Che Diaz wearing sunglasses inside.
What? Megan Rapinoe wears sunglasses inside.
Miranda looks annoyed at her phone.
Rapinoe. Rapinoe. She’s the soccer player married to the basketball girl. Candace Parker?

Which is how she finds out that Brady’s been trying to call her like a hundred times because he’s in Prague and his girlfriend has broken up with him! He is so upset, just standing in the middle of the street in the middle of the night sobbing and saying he didn’t want to talk to Steve! He wanted to talk to his mom! When he screeches that he wishes a car would just run him over, Miranda tells him to get on a plane and she’ll meet him back in New York.

This does throw a wrench in Miranda’s plans to be at all of the ¿Che Pasa? tapings, and also in her idea to get like a whole “fun robot” tattoo sleeve up her arm. (“Ah, shoulda seen that coming,” Carrie says when Miranda calls her from the tattoo shop.) Ricky, the Tattoo Therapist, is much more understanding about this change of plans than Che, because Ricky is self-actualized and able to see beyond his own needs and feelings. Che Diaz? Not so much. I mean, yes, they’re upset because Miranda brought their phone into the ¿Che Pasa? taping because of Brady threatening to jump in front of a bus, and it did kind of ruin their big coming out scene, but then Che calls Brady “just a kid” who’s having his first heartbreak, like he’s some random ginger-haired youth Miranda bumped into on the street and not the literal human child she grew inside her.
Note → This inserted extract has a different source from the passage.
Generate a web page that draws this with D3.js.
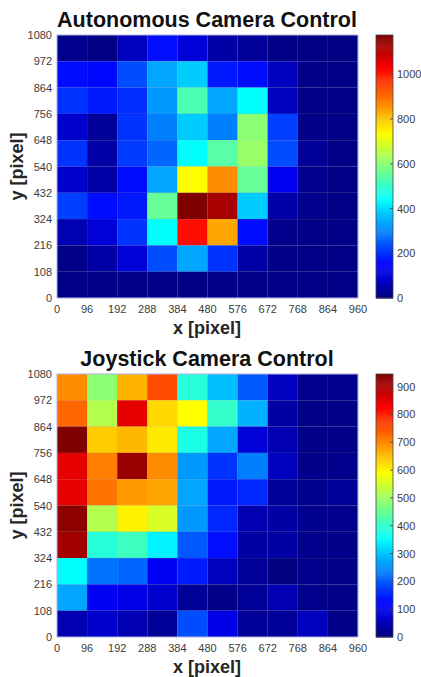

Miranda leaves “pretend life” behind and hurries home to catch Brady in her arms when he walks in the door and breaks down. It’s very sweet.

Che's showrunner screams at the studio audience.
Okay she doesn’t know the difference between Sue Bird and Candace Parker.
Tony Danza takes up for Che Diaz on set
I, Tony Danza, am not entirely sure we should be gatekeeping queerness based on pop culture knowledge.

Carrie’s having a breakdown too, but she’s trying to keep it to herself because she feels like the time limit is up on her grief. Unfortunately, she’s got to go to the studio to record herself reading the audiobook of her memoir about Big dying, over and over and over and over. She pretends to have Covid to get out of it, before finally confessing to a Louis Vuitton mask-wearing Seema that she made the whole thing up because she can’t say Big died out loud anymore right now. Seema gives Carrie the same advice as  Bitsy von Muffling(!!!!!) if you can believe it. She says something horrible happened to Carrie, and yeah, you move forward, but maybe the truth is that you never really move on. The gaping hole of grief will always be there; you just gotta grow some flowers around it and find new ways to live.

Seema’s able to access this advice despite her own grief, over her favorite Birkin bag getting mugged right off of her. She’s also able to access the name Blanche Devereaux like it’s actually French, like “Blanche Du-va-RAH.” It’s the wildest thing I’ve ever heard anyone say. “Oui oui, chef, I will enjoy this krwa-san like Blanche Du-va-RAH!”

Seema pulls out a lighter that looks like a gun
Sir, it’s not a real gun, but she really will murder you.

At first I was like, “Just get another tote, Seema; good grief!” because I, too, have had my bag stolen off my back in NYC. But it turns out my JanSport backpack from 1999 wasn’t quite as valuable as Seema’s Birkin bag, which costs MORE THAN A HOUSE. I don’t know how that compares to the Telfar bag Mo bought Janine on Abbott Elementary this season, but I do now know two brand names of purses, so I’ve got a head start if I ever decide to leave my pockets behind and become a fancy femme.

In accepting the fact that her grief is always going to be with her, Carrie is able to find the strength to read the chapter of her memoir where Big dies in her arms. And then she gets Covid for real from flirting with a rugby team when she goes out with Seema to celebrate. Being straight, it always gets ya in the end.